## The problem
Pictures are to be left out. Copy exactly the lines from the one containing "Emit a web page" to the one containing "heightsG, T: heightsT", both ends kept.

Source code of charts
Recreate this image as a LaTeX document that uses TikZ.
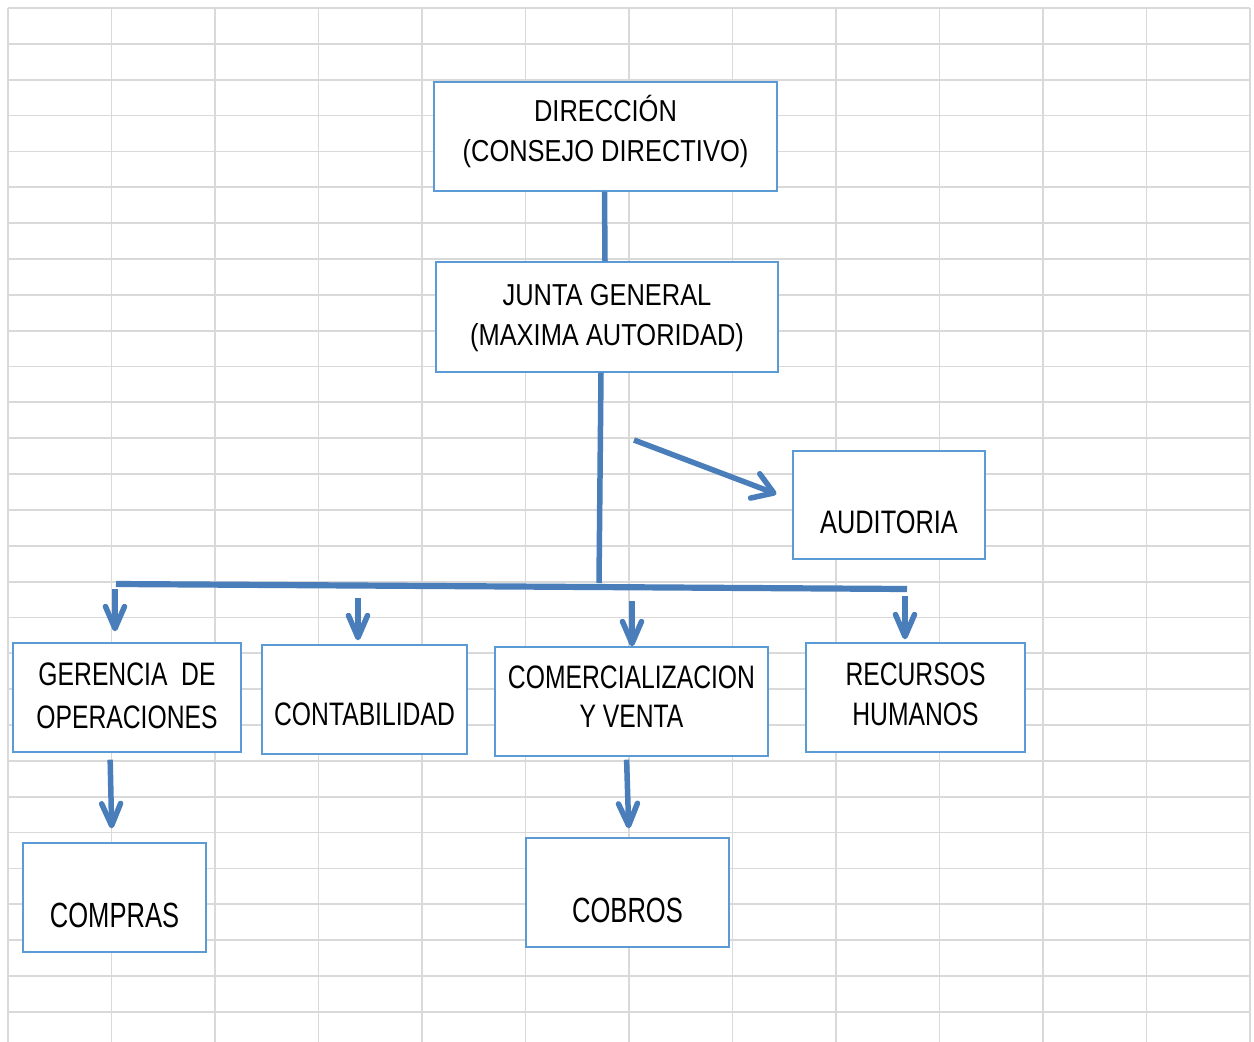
\documentclass[tikz,border=0pt]{standalone}
\usepackage{fontspec}
\setmainfont{Liberation Sans}
\newfontfamily\fA[FakeStretch=0.84]{Liberation Sans}
\newfontfamily\fB[FakeStretch=0.76]{Liberation Sans}
\newfontfamily\fC[FakeStretch=0.78]{Liberation Sans}
\newfontfamily\fD[FakeStretch=0.73]{Liberation Sans}
\newcommand\twoline[2]{\vtop{\halign{\hfil##\hfil\cr#1\cr#2\cr}}}
\usetikzlibrary{arrows.meta}
\definecolor{gridc}{RGB}{217,217,217}
\definecolor{boxc}{RGB}{91,155,213}
\definecolor{linec}{RGB}{74,126,187}
\begin{document}
\begin{tikzpicture}[x=1pt,y=-1pt,
  box/.style={draw=boxc, line width=1.4pt, fill=white, inner sep=0pt},
  ftop/.style={font={\fA\fontsize{30.3}{40}\selectfont}},
  fbot/.style={font={\fB\fontsize{32.5}{#1}\selectfont}},
  faud/.style={font={\fC\fontsize{32.5}{40}\selectfont}},
  fbig/.style={font={\fD\fontsize{35}{40}\selectfont}},
  conn/.style={draw=linec, line width=5.5pt},
  arr/.style={conn, -{Straight Barb[length=22pt,width=19pt,round]}},
  arrb/.style={conn, -{Straight Barb[length=20pt,width=26pt,round]}},
  gridl/.style={draw=gridc, line width=1.8pt}]
\useasboundingbox (0,0) rectangle (1254,1042);
\fill[white] (0,0) rectangle (1254,1042);
% spreadsheet grid
\foreach \k in {0,...,12} \draw[gridl] ({8+103.5*\k},8) -- ({8+103.5*\k},1042);
\foreach \k in {0,...,28} \draw[gridl] (8,{8+35.85*\k}) -- (1250,{8+35.85*\k});
% boxes
\node[box, ftop, minimum width=343pt, minimum height=109pt, text height=0pt, text depth=29.6pt] (dir) at (605.5,136.5) {\twoline{DIRECCIÓN}{(CONSEJO DIRECTIVO)}};
\node[box, ftop, minimum width=342pt, minimum height=110pt, text height=0pt, text depth=24pt] (junta) at (607,317) {\twoline{JUNTA GENERAL}{(MAXIMA AUTORIDAD)}};
\node[box, faud, minimum width=192pt, minimum height=108pt, text height=56.6pt, text depth=0pt] (audit) at (889,505) {AUDITORIA};
\node[box, fbot=43.3, minimum width=228pt, minimum height=109pt, text height=0pt, text depth=25pt] (ger) at (127,697.5) {\twoline{GERENCIA\ \ DE}{OPERACIONES}};
\node[box, fbot=40, minimum width=205pt, minimum height=109pt, text height=51pt, text depth=0pt] (cont) at (364.5,699.5) {CONTABILIDAD};
\node[box, fbot=39.4, minimum width=273pt, minimum height=109pt, text height=0pt, text depth=26.4pt] (comer) at (631.5,701.5) {\twoline{COMERCIALIZACION}{Y VENTA}};
\node[box, fbot=40, minimum width=219pt, minimum height=109pt, text height=0pt, text depth=25pt] (rec) at (915.5,697.5) {\twoline{RECURSOS}{HUMANOS}};
\node[box, fbig, minimum width=183pt, minimum height=109pt, text height=60pt, text depth=0pt] (compras) at (114.5,897.5) {COMPRAS};
\node[box, fbig, minimum width=203pt, minimum height=109pt, text height=60pt, text depth=0pt] (cobros) at (627.5,892.5) {COBROS};
% coordinates
\coordinate (barL) at (116,584);
\coordinate (barR) at (907,589);
\coordinate (jb) at (599,583);
\coordinate (a1) at (115,589);
\coordinate (a2) at (358,598);
\coordinate (a3) at (632,601);
\coordinate (a4) at (905,596);
\coordinate (a0) at (634,440);
% connectors
\draw[conn] ([xshift=-1pt]dir.south) -- ([xshift=-2pt]junta.north);
\draw[conn] ([xshift=-6pt]junta.south) -- (jb);
\draw[conn, line width=6.2pt] (barL) -- (barR);
\draw[arrb, shorten >=17pt] (a0) -- ([yshift=5pt]audit.west);
\draw[arr, shorten >=11pt] (a1) -- (a1 |- ger.north);
\draw[arr, shorten >=4pt] (a2) -- (a2 |- cont.north);
\draw[arr] (a3) -- (a3 |- comer.north);
\draw[arr, shorten >=3pt] (a4) -- (a4 |- rec.north);
\draw[arr, shorten <=7pt, shorten >=14pt] ([xshift=-17pt]ger.south) -- ([xshift=-2.5pt]compras.north);
\draw[arr, shorten <=3pt, shorten >=9pt] ([xshift=-5pt]comer.south) -- ([xshift=1.5pt]cobros.north);
\end{tikzpicture}
\end{document}
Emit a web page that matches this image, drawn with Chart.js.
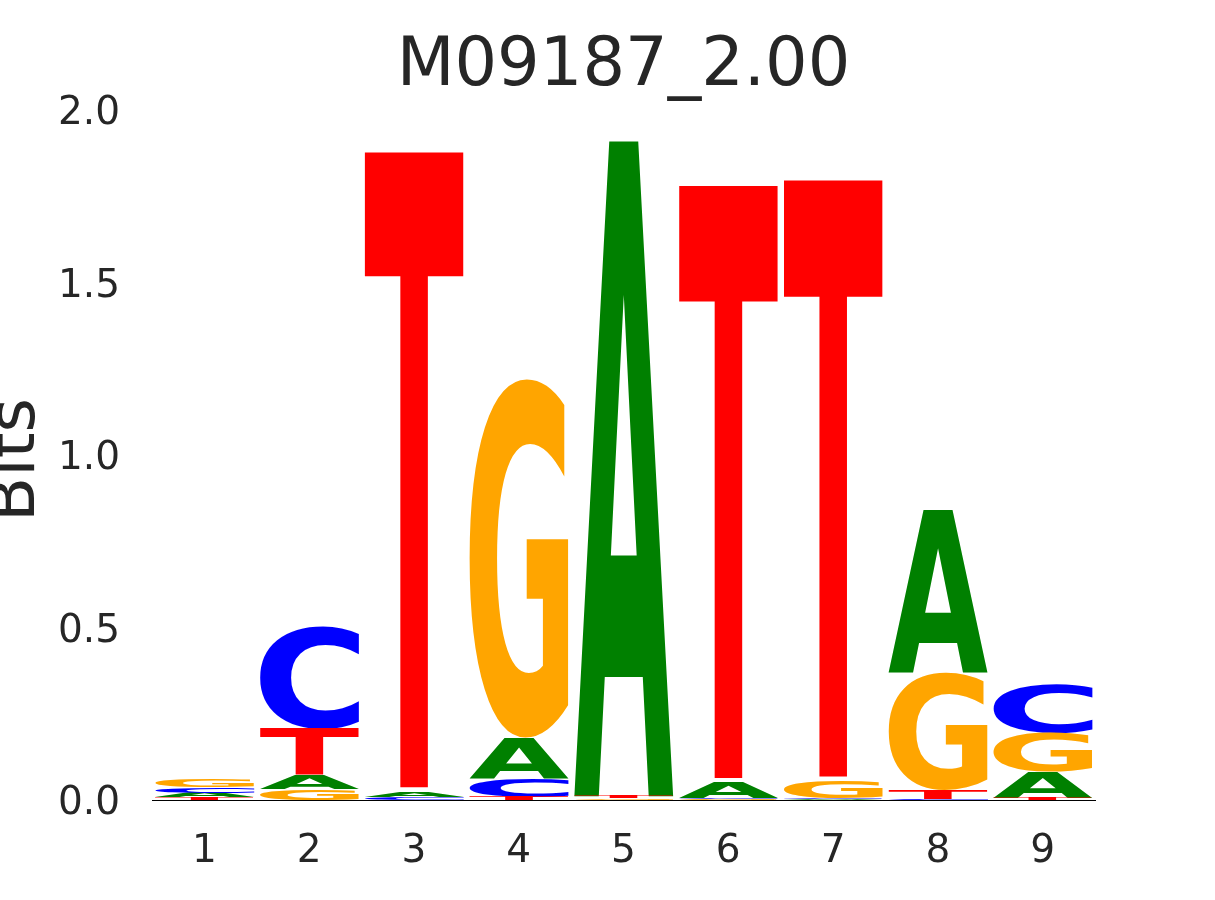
<!DOCTYPE html>
<html>
<head>
<meta charset="utf-8">
<script src="https://cdn.jsdelivr.net/npm/chart.js@4"></script>
<style>
  html, body { margin: 0; padding: 0; background: #fff; }
  #wrap { width: 1215px; height: 900px; }
</style>
</head>
<body>
<div id="wrap"><canvas id="logoChart" width="1215" height="900"></canvas></div>
<script>
// positions and letter heights (bits)
var positions = ['1', '2', '3', '4', '5', '6', '7', '8', '9'];
var letters = ['A', 'C', 'G', 'T'];
var heightsA = [0.013, 0.040, 0.016, 0.116, 1.900, 0.045, 0.003, 0.470, 0.075];
var heightsC = [0.016, 0.300, 0.007, 0.055, 0.001, 0.005, 0.003, 0.002, 0.142];
var heightsG = [0.022, 0.032, 0.001, 1.043, 0.004, 0.002, 0.050, 0.342, 0.113];
var heightsT = [0.008, 0.135, 1.855, 0.009, 0.006, 1.730, 1.742, 0.025, 0.007];
var yTicks = [0, 0.5, 1.0, 1.5, 2.0];

var colors = { A: '#008000', C: '#0000ff', G: '#ffa500', T: '#ff0000' };
var heights = { A: heightsA, C: heightsC, G: heightsG, T: heightsT };

// stack letters smallest at bottom
var ranges = { A: [], C: [], G: [], T: [] };
positions.forEach(function (p, i) {
    var order = letters.slice().sort(function (a, b) { return heights[a][i] - heights[b][i]; });
    var base = 0;
    order.forEach(function (l) {
        ranges[l][i] = [base, base + heights[l][i]];
        base += heights[l][i];
    });
});

var datasets = letters.map(function (l) {
    return {
        label: l,
        data: ranges[l],
        backgroundColor: 'rgba(0,0,0,0)',
        borderWidth: 0,
        grouped: false,
        barPercentage: 0.95,
        categoryPercentage: 1.0
    };
});

var glyphFont = 'bold 200px "DejaVu Sans"';

var glyphPlugin = {
    id: 'glyphs',
    afterDatasetsDraw: function (chart) {
        var ctx = chart.ctx;
        chart.data.datasets.forEach(function (ds, di) {
            var meta = chart.getDatasetMeta(di);
            var ch = ds.label;
            meta.data.forEach(function (bar) {
                var top = Math.min(bar.y, bar.base);
                var h = Math.abs(bar.base - bar.y);
                if (h < 0.3) return;
                var x0 = bar.x - bar.width / 2;
                ctx.save();
                ctx.font = glyphFont;
                ctx.textAlign = 'left';
                ctx.textBaseline = 'alphabetic';
                var m = ctx.measureText(ch);
                var gw = m.actualBoundingBoxLeft + m.actualBoundingBoxRight;
                var gh = m.actualBoundingBoxAscent + m.actualBoundingBoxDescent;
                ctx.translate(x0, top);
                ctx.scale(bar.width / gw, h / gh);
                ctx.fillStyle = colors[ch];
                ctx.fillText(ch, m.actualBoundingBoxLeft, m.actualBoundingBoxAscent);
                ctx.restore();
            });
        });
    }
};

var textPlugin = {
    id: 'texts',
    afterDraw: function (chart) {
        var ctx = chart.ctx;
        var area = chart.chartArea;
        ctx.save();
        ctx.fillStyle = '#262626';
        ctx.font = '67px "DejaVu Sans"';
        ctx.textAlign = 'center';
        ctx.textBaseline = 'alphabetic';
        ctx.fillText('M09187_2.00', (area.left + area.right) / 2, 85);
        ctx.translate(34, 460);
        ctx.rotate(-Math.PI / 2);
        ctx.font = '66px "DejaVu Sans"';
        ctx.fillText('Bits', 0, 0);
        ctx.restore();
    }
};

var ctxLogo = document.getElementById('logoChart').getContext('2d');
var logoChart = new Chart(ctxLogo, {
    type: 'bar',
    data: {
        labels: positions,
        datasets: datasets
    },
    options: {
        responsive: false,
        animation: false,
        layout: {
            padding: { top: 110, right: 120, left: 0, bottom: 0 }
        },
        scales: {
            x: {
                grid: { display: false, drawTicks: false },
                border: { display: true, color: '#000', width: 1 },
                ticks: {
                    color: '#262626',
                    font: { family: 'DejaVu Sans', size: 39 },
                    padding: 28
                },
                afterFit: function (scale) { scale.height = 100; }
            },
            y: {
                min: 0,
                max: 2,
                grid: { display: false, drawTicks: false },
                border: { display: false },
                afterBuildTicks: function (scale) {
                    scale.ticks = yTicks.map(function (v) { return { value: v }; });
                },
                ticks: {
                    color: '#262626',
                    font: { family: 'DejaVu Sans', size: 39 },
                    padding: 32,
                    labelOffset: 4,
                    callback: function (v) { return Number(v).toFixed(1); }
                },
                afterFit: function (scale) { scale.width = 152; }
            }
        },
        plugins: {
            legend: { display: false },
            tooltip: { enabled: false },
            title: { display: false }
        }
    },
    plugins: [glyphPlugin, textPlugin]
});
</script>
</body>
</html>
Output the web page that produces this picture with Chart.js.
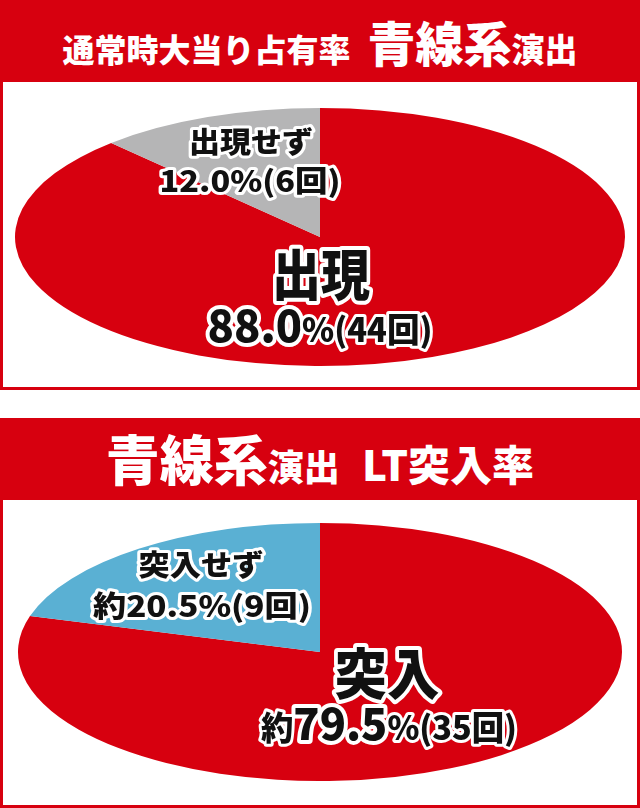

## Answer to this problem
Emit a web page that matches this image, drawn with Chart.js.
<!DOCTYPE html>
<html>
<head>
<meta charset="utf-8">
<script src="https://cdn.jsdelivr.net/npm/chart.js@4"></script>
<style>
  html, body { margin: 0; padding: 0; background: #fff; }
  #wrap { width: 1215px; height: 900px; }
</style>
</head>
<body>
<div id="wrap"><canvas id="logoChart" width="1215" height="900"></canvas></div>
<script>
// positions and letter heights (bits)
var positions = ['1', '2', '3', '4', '5', '6', '7', '8', '9'];
var letters = ['A', 'C', 'G', 'T'];
var heightsA = [0.013, 0.040, 0.016, 0.116, 1.900, 0.045, 0.003, 0.470, 0.075];
var heightsC = [0.016, 0.300, 0.007, 0.055, 0.001, 0.005, 0.003, 0.002, 0.142];
var heightsG = [0.022, 0.032, 0.001, 1.043, 0.004, 0.002, 0.050, 0.342, 0.113];
var heightsT = [0.008, 0.135, 1.855, 0.009, 0.006, 1.730, 1.742, 0.025, 0.007];
var yTicks = [0, 0.5, 1.0, 1.5, 2.0];

var colors = { A: '#008000', C: '#0000ff', G: '#ffa500', T: '#ff0000' };
var heights = { A: heightsA, C: heightsC, G: heightsG, T: heightsT };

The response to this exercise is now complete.